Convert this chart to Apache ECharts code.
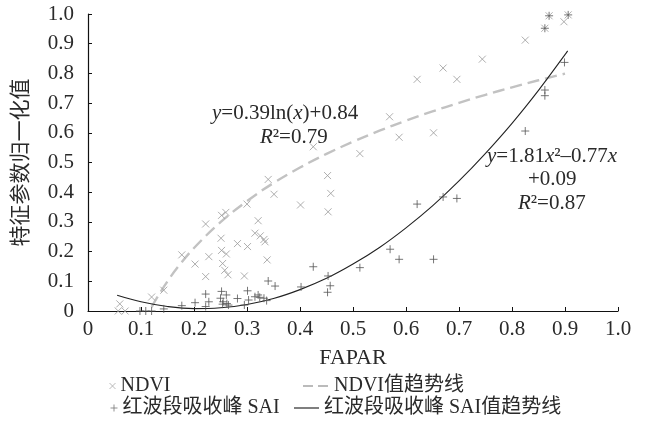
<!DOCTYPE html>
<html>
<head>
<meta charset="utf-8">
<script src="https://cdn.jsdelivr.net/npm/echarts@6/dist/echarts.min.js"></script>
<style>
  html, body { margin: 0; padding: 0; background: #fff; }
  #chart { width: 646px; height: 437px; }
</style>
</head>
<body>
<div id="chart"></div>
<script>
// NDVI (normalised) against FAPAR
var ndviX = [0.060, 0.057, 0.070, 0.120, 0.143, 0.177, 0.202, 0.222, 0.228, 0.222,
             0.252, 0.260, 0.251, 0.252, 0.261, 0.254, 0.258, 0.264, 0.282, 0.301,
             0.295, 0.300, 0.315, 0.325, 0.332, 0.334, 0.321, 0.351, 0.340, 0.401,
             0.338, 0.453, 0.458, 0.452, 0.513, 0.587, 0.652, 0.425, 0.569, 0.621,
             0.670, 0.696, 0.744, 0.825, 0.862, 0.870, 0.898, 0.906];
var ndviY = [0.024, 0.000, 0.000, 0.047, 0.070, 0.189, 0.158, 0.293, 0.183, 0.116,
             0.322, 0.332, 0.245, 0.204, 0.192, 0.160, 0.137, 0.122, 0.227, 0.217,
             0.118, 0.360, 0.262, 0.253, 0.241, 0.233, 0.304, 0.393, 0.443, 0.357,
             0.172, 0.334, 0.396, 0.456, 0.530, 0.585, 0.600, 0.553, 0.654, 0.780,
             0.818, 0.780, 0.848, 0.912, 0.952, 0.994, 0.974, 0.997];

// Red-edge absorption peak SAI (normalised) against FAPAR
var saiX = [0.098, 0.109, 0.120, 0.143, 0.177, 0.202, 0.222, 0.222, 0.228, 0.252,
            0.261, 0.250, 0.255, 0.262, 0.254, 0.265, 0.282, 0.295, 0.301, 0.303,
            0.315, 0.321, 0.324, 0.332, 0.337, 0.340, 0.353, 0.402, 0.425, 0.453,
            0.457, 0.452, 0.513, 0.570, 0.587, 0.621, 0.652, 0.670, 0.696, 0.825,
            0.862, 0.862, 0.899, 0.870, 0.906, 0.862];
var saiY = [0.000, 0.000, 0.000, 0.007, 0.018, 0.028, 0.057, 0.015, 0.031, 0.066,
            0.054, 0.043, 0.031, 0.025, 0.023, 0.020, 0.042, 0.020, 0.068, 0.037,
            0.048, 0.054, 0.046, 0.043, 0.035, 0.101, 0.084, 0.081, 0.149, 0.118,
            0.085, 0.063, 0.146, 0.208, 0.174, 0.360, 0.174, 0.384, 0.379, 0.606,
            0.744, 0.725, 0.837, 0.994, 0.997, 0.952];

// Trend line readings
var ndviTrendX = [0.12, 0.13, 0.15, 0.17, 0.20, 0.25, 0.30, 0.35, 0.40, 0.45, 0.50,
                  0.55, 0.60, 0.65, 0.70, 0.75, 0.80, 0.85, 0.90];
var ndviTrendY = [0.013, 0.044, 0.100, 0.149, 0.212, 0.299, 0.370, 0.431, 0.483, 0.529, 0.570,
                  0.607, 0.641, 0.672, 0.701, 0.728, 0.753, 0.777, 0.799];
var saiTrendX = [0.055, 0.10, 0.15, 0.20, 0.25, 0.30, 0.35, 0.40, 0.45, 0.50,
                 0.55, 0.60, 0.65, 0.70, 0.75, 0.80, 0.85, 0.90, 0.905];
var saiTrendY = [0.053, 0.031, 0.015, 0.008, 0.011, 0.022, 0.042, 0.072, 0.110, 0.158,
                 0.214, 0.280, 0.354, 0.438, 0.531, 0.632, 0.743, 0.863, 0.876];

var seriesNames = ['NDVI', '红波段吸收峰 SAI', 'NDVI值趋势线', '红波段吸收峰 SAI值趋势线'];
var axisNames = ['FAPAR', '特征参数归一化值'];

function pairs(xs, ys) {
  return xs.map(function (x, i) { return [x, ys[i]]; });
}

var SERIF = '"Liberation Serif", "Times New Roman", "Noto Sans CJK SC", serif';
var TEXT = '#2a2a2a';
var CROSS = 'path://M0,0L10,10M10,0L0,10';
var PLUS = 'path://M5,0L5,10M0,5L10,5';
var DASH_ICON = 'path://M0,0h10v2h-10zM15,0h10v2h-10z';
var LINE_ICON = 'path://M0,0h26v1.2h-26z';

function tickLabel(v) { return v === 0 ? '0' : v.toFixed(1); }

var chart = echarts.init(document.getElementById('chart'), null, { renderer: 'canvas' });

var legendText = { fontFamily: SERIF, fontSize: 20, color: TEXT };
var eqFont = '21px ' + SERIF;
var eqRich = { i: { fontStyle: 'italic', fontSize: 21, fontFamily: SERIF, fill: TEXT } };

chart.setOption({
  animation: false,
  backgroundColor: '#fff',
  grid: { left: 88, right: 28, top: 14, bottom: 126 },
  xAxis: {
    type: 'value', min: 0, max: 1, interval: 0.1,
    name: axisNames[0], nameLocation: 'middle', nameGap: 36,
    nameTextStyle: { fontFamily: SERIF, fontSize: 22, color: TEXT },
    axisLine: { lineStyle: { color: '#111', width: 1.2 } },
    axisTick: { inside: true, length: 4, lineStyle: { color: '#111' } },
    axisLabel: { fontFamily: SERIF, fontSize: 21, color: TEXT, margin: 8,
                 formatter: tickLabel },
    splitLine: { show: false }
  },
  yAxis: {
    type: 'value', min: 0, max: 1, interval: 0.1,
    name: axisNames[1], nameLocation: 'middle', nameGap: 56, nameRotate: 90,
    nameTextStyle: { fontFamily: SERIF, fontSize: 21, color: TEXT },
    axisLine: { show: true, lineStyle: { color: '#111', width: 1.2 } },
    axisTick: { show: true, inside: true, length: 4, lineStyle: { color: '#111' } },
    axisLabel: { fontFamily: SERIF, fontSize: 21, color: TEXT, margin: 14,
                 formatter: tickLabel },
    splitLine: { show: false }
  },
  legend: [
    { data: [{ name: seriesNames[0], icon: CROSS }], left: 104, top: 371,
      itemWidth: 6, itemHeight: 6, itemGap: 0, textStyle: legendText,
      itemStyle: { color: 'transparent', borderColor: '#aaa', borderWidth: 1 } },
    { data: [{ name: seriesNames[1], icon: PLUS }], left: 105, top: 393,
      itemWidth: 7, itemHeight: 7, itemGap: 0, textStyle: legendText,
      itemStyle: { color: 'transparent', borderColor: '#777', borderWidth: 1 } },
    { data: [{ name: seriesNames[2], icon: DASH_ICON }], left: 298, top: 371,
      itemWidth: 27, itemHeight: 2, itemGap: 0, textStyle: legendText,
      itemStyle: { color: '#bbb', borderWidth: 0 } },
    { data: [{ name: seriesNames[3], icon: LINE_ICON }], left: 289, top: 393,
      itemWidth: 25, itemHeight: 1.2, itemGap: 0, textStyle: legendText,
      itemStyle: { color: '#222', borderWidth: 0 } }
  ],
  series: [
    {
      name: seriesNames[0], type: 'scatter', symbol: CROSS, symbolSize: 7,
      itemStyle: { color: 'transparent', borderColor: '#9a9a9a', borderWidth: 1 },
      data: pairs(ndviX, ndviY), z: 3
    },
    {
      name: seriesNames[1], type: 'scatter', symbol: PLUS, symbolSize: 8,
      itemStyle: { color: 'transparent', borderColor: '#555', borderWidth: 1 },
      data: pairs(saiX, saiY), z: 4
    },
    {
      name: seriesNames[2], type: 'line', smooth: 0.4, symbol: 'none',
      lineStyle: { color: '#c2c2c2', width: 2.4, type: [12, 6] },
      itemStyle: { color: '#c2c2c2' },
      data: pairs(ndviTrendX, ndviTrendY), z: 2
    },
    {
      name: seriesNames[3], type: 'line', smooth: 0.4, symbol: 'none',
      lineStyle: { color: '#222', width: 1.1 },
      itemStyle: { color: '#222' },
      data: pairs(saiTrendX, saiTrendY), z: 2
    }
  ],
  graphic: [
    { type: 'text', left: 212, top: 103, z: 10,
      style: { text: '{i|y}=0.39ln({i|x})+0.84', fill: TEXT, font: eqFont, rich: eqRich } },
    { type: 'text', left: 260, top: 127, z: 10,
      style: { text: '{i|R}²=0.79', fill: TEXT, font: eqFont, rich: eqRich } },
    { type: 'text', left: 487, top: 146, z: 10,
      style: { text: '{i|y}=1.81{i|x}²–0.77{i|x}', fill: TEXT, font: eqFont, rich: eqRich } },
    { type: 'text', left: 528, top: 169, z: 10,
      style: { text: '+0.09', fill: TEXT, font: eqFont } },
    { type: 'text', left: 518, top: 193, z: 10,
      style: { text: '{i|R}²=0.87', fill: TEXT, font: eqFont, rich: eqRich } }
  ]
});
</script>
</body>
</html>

■ **Written exercise**
The lines from the top of the data above through the one holding "0.744, 0.725, 0.837, 0.994, 0.997, 0.952];" are to be repeated exactly, and only those, with no pictures.

■ **Task response**
Convert this chart to Apache ECharts code.
<!DOCTYPE html>
<html>
<head>
<meta charset="utf-8">
<script src="https://cdn.jsdelivr.net/npm/echarts@6/dist/echarts.min.js"></script>
<style>
  html, body { margin: 0; padding: 0; background: #fff; }
  #chart { width: 646px; height: 437px; }
</style>
</head>
<body>
<div id="chart"></div>
<script>
// NDVI (normalised) against FAPAR
var ndviX = [0.060, 0.057, 0.070, 0.120, 0.143, 0.177, 0.202, 0.222, 0.228, 0.222,
             0.252, 0.260, 0.251, 0.252, 0.261, 0.254, 0.258, 0.264, 0.282, 0.301,
             0.295, 0.300, 0.315, 0.325, 0.332, 0.334, 0.321, 0.351, 0.340, 0.401,
             0.338, 0.453, 0.458, 0.452, 0.513, 0.587, 0.652, 0.425, 0.569, 0.621,
             0.670, 0.696, 0.744, 0.825, 0.862, 0.870, 0.898, 0.906];
var ndviY = [0.024, 0.000, 0.000, 0.047, 0.070, 0.189, 0.158, 0.293, 0.183, 0.116,
             0.322, 0.332, 0.245, 0.204, 0.192, 0.160, 0.137, 0.122, 0.227, 0.217,
             0.118, 0.360, 0.262, 0.253, 0.241, 0.233, 0.304, 0.393, 0.443, 0.357,
             0.172, 0.334, 0.396, 0.456, 0.530, 0.585, 0.600, 0.553, 0.654, 0.780,
             0.818, 0.780, 0.848, 0.912, 0.952, 0.994, 0.974, 0.997];

// Red-edge absorption peak SAI (normalised) against FAPAR
var saiX = [0.098, 0.109, 0.120, 0.143, 0.177, 0.202, 0.222, 0.222, 0.228, 0.252,
            0.261, 0.250, 0.255, 0.262, 0.254, 0.265, 0.282, 0.295, 0.301, 0.303,
            0.315, 0.321, 0.324, 0.332, 0.337, 0.340, 0.353, 0.402, 0.425, 0.453,
            0.457, 0.452, 0.513, 0.570, 0.587, 0.621, 0.652, 0.670, 0.696, 0.825,
            0.862, 0.862, 0.899, 0.870, 0.906, 0.862];
var saiY = [0.000, 0.000, 0.000, 0.007, 0.018, 0.028, 0.057, 0.015, 0.031, 0.066,
            0.054, 0.043, 0.031, 0.025, 0.023, 0.020, 0.042, 0.020, 0.068, 0.037,
            0.048, 0.054, 0.046, 0.043, 0.035, 0.101, 0.084, 0.081, 0.149, 0.118,
            0.085, 0.063, 0.146, 0.208, 0.174, 0.360, 0.174, 0.384, 0.379, 0.606,
            0.744, 0.725, 0.837, 0.994, 0.997, 0.952];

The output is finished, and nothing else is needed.